Short task
Give an exact copy of every line, leaving images out.
--- start Material ---
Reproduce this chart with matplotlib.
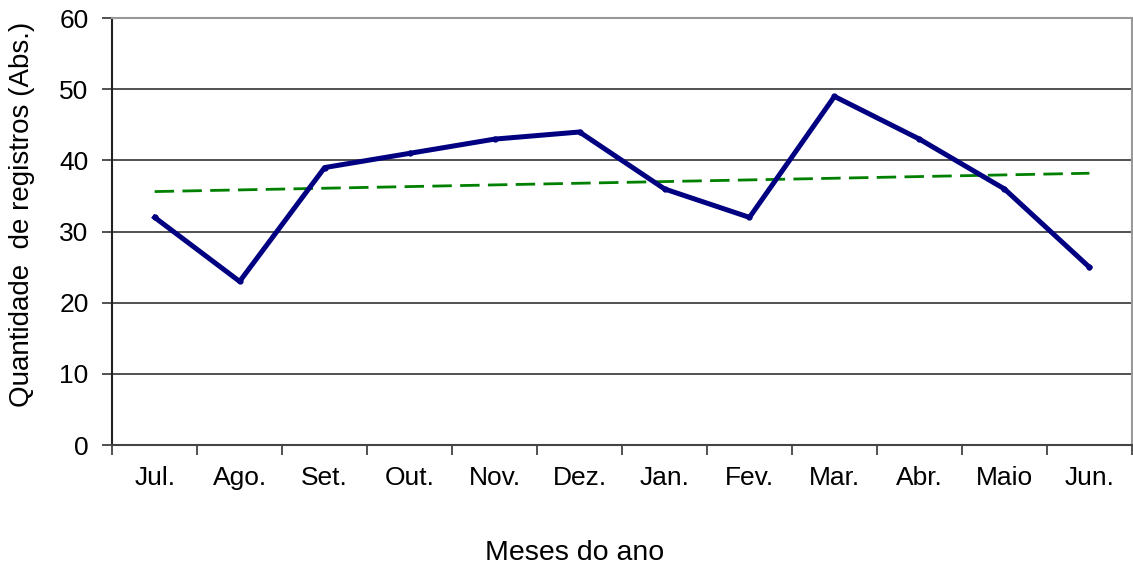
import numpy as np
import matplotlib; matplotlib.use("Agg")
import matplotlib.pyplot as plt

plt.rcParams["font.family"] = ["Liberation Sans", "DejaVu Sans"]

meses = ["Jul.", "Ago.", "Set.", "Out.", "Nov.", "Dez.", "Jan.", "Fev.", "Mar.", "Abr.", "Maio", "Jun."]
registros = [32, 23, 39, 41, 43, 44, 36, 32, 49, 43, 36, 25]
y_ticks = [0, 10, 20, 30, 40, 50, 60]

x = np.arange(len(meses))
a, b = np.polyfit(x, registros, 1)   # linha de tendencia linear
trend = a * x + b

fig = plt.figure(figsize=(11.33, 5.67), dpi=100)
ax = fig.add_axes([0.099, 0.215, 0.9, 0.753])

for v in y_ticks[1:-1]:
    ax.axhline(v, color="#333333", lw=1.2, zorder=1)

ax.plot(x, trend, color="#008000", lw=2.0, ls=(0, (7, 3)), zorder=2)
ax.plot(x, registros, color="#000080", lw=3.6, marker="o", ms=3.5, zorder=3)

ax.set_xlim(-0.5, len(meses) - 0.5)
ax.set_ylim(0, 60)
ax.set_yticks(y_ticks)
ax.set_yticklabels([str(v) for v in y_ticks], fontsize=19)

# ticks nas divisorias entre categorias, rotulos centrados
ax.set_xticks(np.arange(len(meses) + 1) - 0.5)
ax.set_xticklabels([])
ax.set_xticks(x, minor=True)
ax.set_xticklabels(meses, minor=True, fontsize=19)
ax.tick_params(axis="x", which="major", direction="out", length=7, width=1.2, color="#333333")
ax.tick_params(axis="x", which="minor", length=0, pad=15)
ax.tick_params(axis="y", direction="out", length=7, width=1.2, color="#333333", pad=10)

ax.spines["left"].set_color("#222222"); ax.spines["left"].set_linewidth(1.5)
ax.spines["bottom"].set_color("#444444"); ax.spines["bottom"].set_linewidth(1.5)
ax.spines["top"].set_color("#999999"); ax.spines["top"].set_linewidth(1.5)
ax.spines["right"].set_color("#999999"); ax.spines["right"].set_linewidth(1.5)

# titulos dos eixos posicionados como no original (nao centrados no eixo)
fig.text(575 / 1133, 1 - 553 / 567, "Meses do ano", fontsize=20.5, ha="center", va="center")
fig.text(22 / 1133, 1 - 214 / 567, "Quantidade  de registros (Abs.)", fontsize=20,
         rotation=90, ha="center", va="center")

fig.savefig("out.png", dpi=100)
--- end Material ---
Correct answer
Reproduce this chart with matplotlib.
import numpy as np
import matplotlib; matplotlib.use("Agg")
import matplotlib.pyplot as plt

plt.rcParams["font.family"] = ["Liberation Sans", "DejaVu Sans"]

meses = ["Jul.", "Ago.", "Set.", "Out.", "Nov.", "Dez.", "Jan.", "Fev.", "Mar.", "Abr.", "Maio", "Jun."]
registros = [32, 23, 39, 41, 43, 44, 36, 32, 49, 43, 36, 25]
y_ticks = [0, 10, 20, 30, 40, 50, 60]

x = np.arange(len(meses))
a, b = np.polyfit(x, registros, 1)   # linha de tendencia linear
trend = a * x + b

fig = plt.figure(figsize=(11.33, 5.67), dpi=100)
ax = fig.add_axes([0.099, 0.215, 0.9, 0.753])

for v in y_ticks[1:-1]:
    ax.axhline(v, color="#333333", lw=1.2, zorder=1)

ax.plot(x, trend, color="#008000", lw=2.0, ls=(0, (7, 3)), zorder=2)
ax.plot(x, registros, color="#000080", lw=3.6, marker="o", ms=3.5, zorder=3)

ax.set_xlim(-0.5, len(meses) - 0.5)
ax.set_ylim(0, 60)
ax.set_yticks(y_ticks)
ax.set_yticklabels([str(v) for v in y_ticks], fontsize=19)

# ticks nas divisorias entre categorias, rotulos centrados
ax.set_xticks(np.arange(len(meses) + 1) - 0.5)
ax.set_xticklabels([])
ax.set_xticks(x, minor=True)
ax.set_xticklabels(meses, minor=True, fontsize=19)
ax.tick_params(axis="x", which="major", direction="out", length=7, width=1.2, color="#333333")
ax.tick_params(axis="x", which="minor", length=0, pad=15)
ax.tick_params(axis="y", direction="out", length=7, width=1.2, color="#333333", pad=10)

ax.spines["left"].set_color("#222222"); ax.spines["left"].set_linewidth(1.5)
ax.spines["bottom"].set_color("#444444"); ax.spines["bottom"].set_linewidth(1.5)
ax.spines["top"].set_color("#999999"); ax.spines["top"].set_linewidth(1.5)
ax.spines["right"].set_color("#999999"); ax.spines["right"].set_linewidth(1.5)

# titulos dos eixos posicionados como no original (nao centrados no eixo)
fig.text(575 / 1133, 1 - 553 / 567, "Meses do ano", fontsize=20.5, ha="center", va="center")
fig.text(22 / 1133, 1 - 214 / 567, "Quantidade  de registros (Abs.)", fontsize=20,
         rotation=90, ha="center", va="center")

fig.savefig("out.png", dpi=100)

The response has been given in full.